Is Jesus God?
by Pr. Dave Mann
The first 18 verses of John’s gospel are beautiful, both literarily and theologically. Read aloud the entirety of this prologue to the gospel. You will have the joy of speaking and hearing a well-crafted paragraph. You will also be introduced to numerous theological themes to be developed in the 21 chapters of John – the divinity of Jesus, life, light, darkness, witness/testify, believe, world, glory, grace and truth.
It is no doubt that John’s opening phrase, “In the beginning was the Word,” is intended to echo the opening phrase of Genesis, “In the beginning God.” It is known that this Word (logos in Greek) is the term of Greek philosophy, meaning the primal cause of all things. In verse 14, the identity of the logos is clearly identified as Jesus, God made flesh. Jesus is the logos, the Cause of all causes. The final phrase of verse 1 unambiguously states “the Word was God.”
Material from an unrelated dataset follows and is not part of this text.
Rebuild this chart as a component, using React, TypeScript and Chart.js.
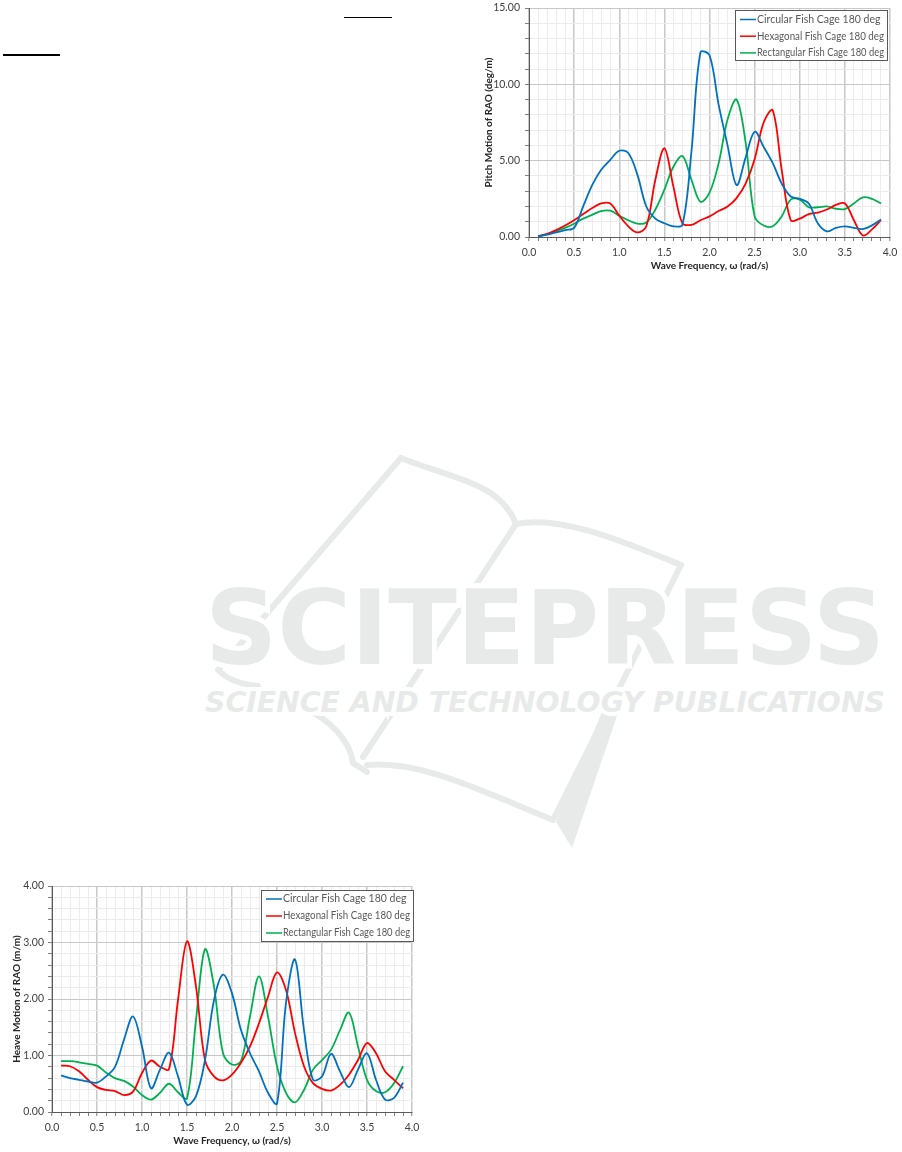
import React, { useEffect, useRef } from "react";
import { Chart, registerables } from "chart.js";

Chart.register(...registerables);

// ---------------- DATA ----------------
const freq = [
  0.1, 0.2, 0.3, 0.4, 0.5, 0.6, 0.7, 0.8, 0.9, 1.0,
  1.1, 1.2, 1.3, 1.4, 1.5, 1.6, 1.7, 1.8, 1.9, 2.0,
  2.1, 2.2, 2.3, 2.4, 2.5, 2.6, 2.7, 2.8, 2.9, 3.0,
  3.1, 3.2, 3.3, 3.4, 3.5, 3.6, 3.7, 3.8, 3.9,
];

const seriesLabels = [
  "Circular Fish Cage 180 deg",
  "Hexagonal Fish Cage 180 deg",
  "Rectangular Fish Cage 180 deg",
];

// Pitch motion RAO (deg/m)
const pitchCircular = [
  0.05, 0.15, 0.3, 0.45, 0.6, 2.0, 3.4, 4.4, 5.05, 5.65,
  5.5, 4.1, 2.0, 1.2, 0.9, 0.7, 0.8, 5.6, 12.1, 11.9,
  8.7, 6.0, 3.4, 5.2, 6.9, 5.9, 4.85, 3.5, 2.65, 2.5,
  2.2, 0.9, 0.37, 0.6, 0.7, 0.6, 0.52, 0.76, 1.15,
];
const pitchHexagonal = [
  0.05, 0.2, 0.45, 0.75, 1.1, 1.5, 1.9, 2.2, 2.2, 1.4,
  0.7, 0.3, 0.7, 3.75, 5.8, 3.3, 0.9, 0.8, 1.1, 1.35,
  1.7, 2.0, 2.55, 3.5, 5.1, 7.5, 8.3, 4.4, 1.1, 1.2,
  1.5, 1.6, 1.8, 2.1, 2.2, 1.1, 0.1, 0.5, 1.1,
];
const pitchRectangular = [
  0.05, 0.18, 0.38, 0.6, 0.87, 1.2, 1.45, 1.7, 1.72, 1.4,
  1.1, 0.87, 0.95, 1.8, 3.1, 4.6, 5.3, 3.75, 2.3, 2.9,
  4.8, 7.7, 9.0, 6.2, 1.35, 0.75, 0.7, 1.35, 2.45, 2.45,
  1.95, 1.95, 2.0, 1.85, 1.83, 2.2, 2.6, 2.5, 2.2,
];

// Heave motion RAO (m/m)
const heaveCircular = [
  0.65, 0.6, 0.57, 0.54, 0.52, 0.63, 0.8, 1.28, 1.69, 1.16,
  0.42, 0.75, 1.05, 0.63, 0.13, 0.28, 0.92, 1.98, 2.43, 2.1,
  1.45, 1.04, 0.72, 0.34, 0.15, 1.93, 2.7, 1.45, 0.57, 0.63,
  1.03, 0.72, 0.44, 0.75, 1.04, 0.57, 0.22, 0.25, 0.52,
];
const heaveHexagonal = [
  0.82, 0.81, 0.72, 0.57, 0.44, 0.39, 0.37, 0.3, 0.36, 0.69,
  0.91, 0.8, 0.76, 1.98, 3.02, 2.22, 0.92, 0.63, 0.56, 0.66,
  0.87, 1.16, 1.57, 2.04, 2.47, 2.16, 1.4, 0.81, 0.51, 0.41,
  0.38, 0.48, 0.66, 0.92, 1.22, 1.04, 0.72, 0.57, 0.42,
];
const heaveRectangular = [
  0.9, 0.9, 0.88, 0.85, 0.82, 0.7, 0.6, 0.55, 0.45, 0.3,
  0.22, 0.34, 0.5, 0.35, 0.24, 1.63, 2.88, 2.22, 1.04, 0.84,
  0.9, 1.69, 2.4, 1.69, 0.81, 0.34, 0.17, 0.39, 0.75, 0.92,
  1.1, 1.45, 1.76, 1.16, 0.57, 0.37, 0.35, 0.51, 0.81,
];

// axis ranges / tick settings
const xMin = 0;
const xMax = 4;
const xMinorStep = 0.1;
const xMajorStep = 0.5;
const pitchYMax = 15;
const pitchYMinorStep = 1;
const pitchYMajorStep = 5;
const heaveYMax = 4;
const heaveYMinorStep = 0.2;
const heaveYMajorStep = 1;

// ---------------- STYLES ----------------
const seriesColors = ["#0070C0", "#FF0000", "#00B050"];
const FONT = "Lato, 'Open Sans', 'DejaVu Sans', sans-serif";

const isMultiple = (v: number, step: number) => {
  const r = v / step;
  return Math.abs(r - Math.round(r)) < 1e-6;
};

const boxLegend = {
  id: "boxLegend",
  afterDraw(chart: any, _args: any, opts: any) {
    if (!opts || !opts.width) return;
    const { ctx, chartArea } = chart;
    const w = opts.width;
    const h = opts.height;
    const x = Math.round(chartArea.right + opts.dx - w);
    const y = Math.round(chartArea.top + opts.dy);
    ctx.save();
    ctx.fillStyle = "#ffffff";
    ctx.fillRect(x, y, w, h);
    ctx.strokeStyle = "#595959";
    ctx.lineWidth = 1;
    ctx.strokeRect(x + 0.5, y + 0.5, w - 1, h - 1);
    chart.data.datasets.forEach((ds: any, i: number) => {
      const cy = y + opts.firstRow + i * opts.rowGap;
      ctx.strokeStyle = ds.borderColor;
      ctx.lineWidth = 1.5;
      ctx.beginPath();
      ctx.moveTo(x + 5, cy);
      ctx.lineTo(x + 21, cy);
      ctx.stroke();
      ctx.fillStyle = "#595959";
      ctx.font = `10.5px ${FONT}`;
      ctx.textBaseline = "middle";
      ctx.textAlign = "left";
      ctx.fillText(ds.label, x + 22, cy, w - 26);
    });
    ctx.restore();
  },
};

type ChartSpec = {
  values: number[][];
  yMax: number;
  yMinor: number;
  yMajor: number;
  yTitle: string;
  pad: { top: number; right: number; left: number; bottom: number };
  yWidth: number;
  xHeight: number;
  yTickPad: number;
  xTickPad: number;
  yTitlePad: number;
  xTitlePad: number;
  legend: any;
};

function buildConfig(spec: ChartSpec): any {
  const datasets = spec.values.map((vals, i) => ({
    label: seriesLabels[i],
    data: freq.map((f, j) => ({ x: f, y: vals[j] })),
    borderColor: seriesColors[i],
    backgroundColor: seriesColors[i],
    borderWidth: 1.8,
    pointRadius: 0,
    tension: 0.35,
    fill: false,
  }));
  return {
    type: "line",
    data: { datasets },
    options: {
      animation: false,
      responsive: false,
      maintainAspectRatio: false,
      layout: { padding: spec.pad },
      plugins: {
        legend: { display: false },
        tooltip: { enabled: false },
        boxLegend: spec.legend,
      },
      scales: {
        x: {
          type: "linear",
          min: xMin,
          max: xMax,
          ticks: {
            stepSize: xMinorStep,
            autoSkip: false,
            maxRotation: 0,
            minRotation: 0,
            padding: spec.xTickPad,
            color: "#404040",
            font: { family: FONT, size: 10.5 },
            callback: (v: number) => (isMultiple(v, xMajorStep) ? v.toFixed(1) : ""),
          },
          grid: {
            color: (c: any) =>
              c.tick && isMultiple(c.tick.value, xMajorStep) ? "#c8c8c8" : "#ececec",
            lineWidth: (c: any) =>
              c.tick && isMultiple(c.tick.value, xMajorStep) ? 1.5 : 1,
            tickColor: "#7f7f7f",
            tickLength: 4,
            tickWidth: 1,
          },
          border: { color: "#595959", width: 1 },
          title: {
            display: true,
            text: "Wave Frequency, ω (rad/s)",
            color: "#262626",
            font: { family: FONT, size: 10, weight: "bold" },
            padding: { top: 0, bottom: spec.xTitlePad },
          },
          afterFit: (scale: any) => {
            scale.height = spec.xHeight;
            scale.paddingLeft = 0;
            scale.paddingRight = 0;
          },
        },
        y: {
          type: "linear",
          min: 0,
          max: spec.yMax,
          ticks: {
            stepSize: spec.yMinor,
            autoSkip: false,
            padding: spec.yTickPad,
            color: "#404040",
            font: { family: FONT, size: 10.5 },
            callback: (v: number) => (isMultiple(v, spec.yMajor) ? v.toFixed(2) : ""),
          },
          grid: {
            color: (c: any) =>
              c.tick && isMultiple(c.tick.value, spec.yMajor) ? "#c8c8c8" : "#ececec",
            lineWidth: 1,
            tickColor: "#7f7f7f",
            tickLength: 4,
            tickWidth: 1,
          },
          border: { color: "#595959", width: 1 },
          title: {
            display: true,
            text: spec.yTitle,
            color: "#262626",
            font: { family: FONT, size: 10, weight: "bold" },
            padding: { top: spec.yTitlePad, bottom: 0 },
          },
          afterFit: (scale: any) => {
            scale.width = spec.yWidth;
            scale.paddingTop = 0;
            scale.paddingBottom = 0;
          },
        },
      },
    },
    plugins: [boxLegend],
  };
}

function ChartBox(props: {
  spec: ChartSpec;
  left: number;
  top: number;
  width: number;
  height: number;
}) {
  const ref = useRef<HTMLCanvasElement | null>(null);
  useEffect(() => {
    if (!ref.current) return;
    const chart = new Chart(ref.current, buildConfig(props.spec));
    return () => chart.destroy();
  }, []);
  return (
    <canvas
      ref={ref}
      width={props.width}
      height={props.height}
      style={{
        position: "absolute",
        left: props.left,
        top: props.top,
        width: props.width,
        height: props.height,
      }}
    />
  );
}

const pitchSpec: ChartSpec = {
  values: [pitchCircular, pitchHexagonal, pitchRectangular],
  yMax: pitchYMax,
  yMinor: pitchYMinorStep,
  yMajor: pitchYMajorStep,
  yTitle: "Pitch Motion of RAO (deg/m)",
  pad: { top: 8, right: 8, left: 0, bottom: 0 },
  yWidth: 51,
  xHeight: 38,
  yTickPad: 5,
  xTickPad: 5,
  yTitlePad: 5,
  xTitlePad: 3,
  legend: { width: 153, height: 51, dx: -2, dy: 2, firstRow: 9.5, rowGap: 16.7 },
};

const heaveSpec: ChartSpec = {
  values: [heaveCircular, heaveHexagonal, heaveRectangular],
  yMax: heaveYMax,
  yMinor: heaveYMinorStep,
  yMajor: heaveYMajorStep,
  yTitle: "Heave Motion of RAO (m/m)",
  pad: { top: 8, right: 18, left: 0, bottom: 0 },
  yWidth: 52,
  xHeight: 40,
  yTickPad: 4,
  xTickPad: 5,
  yTitlePad: 11,
  xTitlePad: 5,
  legend: { width: 153, height: 52, dx: 2, dy: 4, firstRow: 9, rowGap: 17 },
};

const WM = "#e8eaea";

function Watermark() {
  return (
    <svg
      width={902}
      height={1152}
      style={{ position: "absolute", left: 0, top: 0, pointerEvents: "none" }}
    >
      <g fill="none" stroke={WM} strokeWidth={6} strokeLinecap="round" strokeLinejoin="round">
        <path d="M 401 458 L 218 670 C 228 680 240 684 258 686" />
        <path d="M 401 458 C 450 478 500 482 516 524" />
        <path d="M 516 524 C 560 515 620 540 681 565" />
        <path d="M 516 524 L 363 757" />
        <path d="M 681 565 L 553 820" />
        <path d="M 303 707 C 330 720 350 740 353 763 L 367 772" />
        <path d="M 367 765 C 420 760 480 790 553 820" />
      </g>
      <polygon points="604,707 620,707 572,848 556,822" fill={WM} />
      <text
        x={205}
        y={664}
        textLength={680}
        lengthAdjust="spacingAndGlyphs"
        fontFamily="'DejaVu Sans', sans-serif"
        fontWeight="bold"
        fontSize={104}
        fill={WM}
        stroke="#ffffff"
        strokeWidth={10}
        paintOrder="stroke"
      >
        SCITEPRESS
      </text>
      <text
        x={205}
        y={712}
        textLength={680}
        lengthAdjust="spacingAndGlyphs"
        fontFamily="'DejaVu Sans', sans-serif"
        fontWeight="bold"
        fontStyle="italic"
        fontSize={29}
        fill={WM}
        stroke="#ffffff"
        strokeWidth={8}
        paintOrder="stroke"
      >
        SCIENCE AND TECHNOLOGY PUBLICATIONS
      </text>
    </svg>
  );
}

export default function App() {
  return (
    <div
      style={{
        position: "absolute",
        left: 0,
        top: 0,
        width: 902,
        height: 1152,
        background: "#ffffff",
        overflow: "hidden",
      }}
    >
      <Watermark />
      <div style={{ position: "absolute", left: 3, top: 54, width: 57, height: 2, background: "#000" }} />
      <div style={{ position: "absolute", left: 344, top: 17, width: 48, height: 1, background: "#000" }} />
      <ChartBox spec={pitchSpec} left={478} top={0} width={420} height={275} />
      <ChartBox spec={heaveSpec} left={0} top={878} width={430} height={274} />
    </div>
  );
}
But if Jesus is indeed divine (the second person of the Trinity), why does John write not once but twice; the Word was with God? Does this distinction of the two exclude the belief in Jesus’ divine attribute? No. It is helpful to note that there are three words for the “physical proximity” of two things in Greek. The one used here – pros – also means “in intimate personal relationship.” The fact that John writes in the one and same verse (1:1) that Jesus is God, and that Jesus is with God is a beautiful expression of the Trinity – the Father and the Son are distinguished and yet both are fully God.
Throughout the Gospel of John, we find numerous instances where Jesus appears to relate to God the Father as an entity distinct from himself – He prays to the Father, He does the Father’s will, He has a mission given by the Father. However, we also see that without a doubt, Jesus is divine.
John 10:30 – The Father and I are one.
John 8:58 – Before Abraham was, I am. (Compare with Exodus 3:14.)
John 13:19 – I am telling you now before it happens so that when it does happen you will believe that I am who I am.
John 20:28 – Thomas answered and said to Him, "My Lord and my God,” a confession of faith which Jesus validates in the next verse.
The fact that John lays side by side the distinction of Jesus from God the Father and the divinity of Jesus is a perfect example of how the Scriptures testify to the truth of the doctrine of the Trinity even without using the theological term itself.
Holy Father and our Lord Jesus Christ, we give you praise for the beauty of the Gospel of John. Our hearts relish the writing and the theology of this great gospel. Thank you for inspiring John to write clearly and beautifully concerning the grace and truth in Jesus’ name, Amen.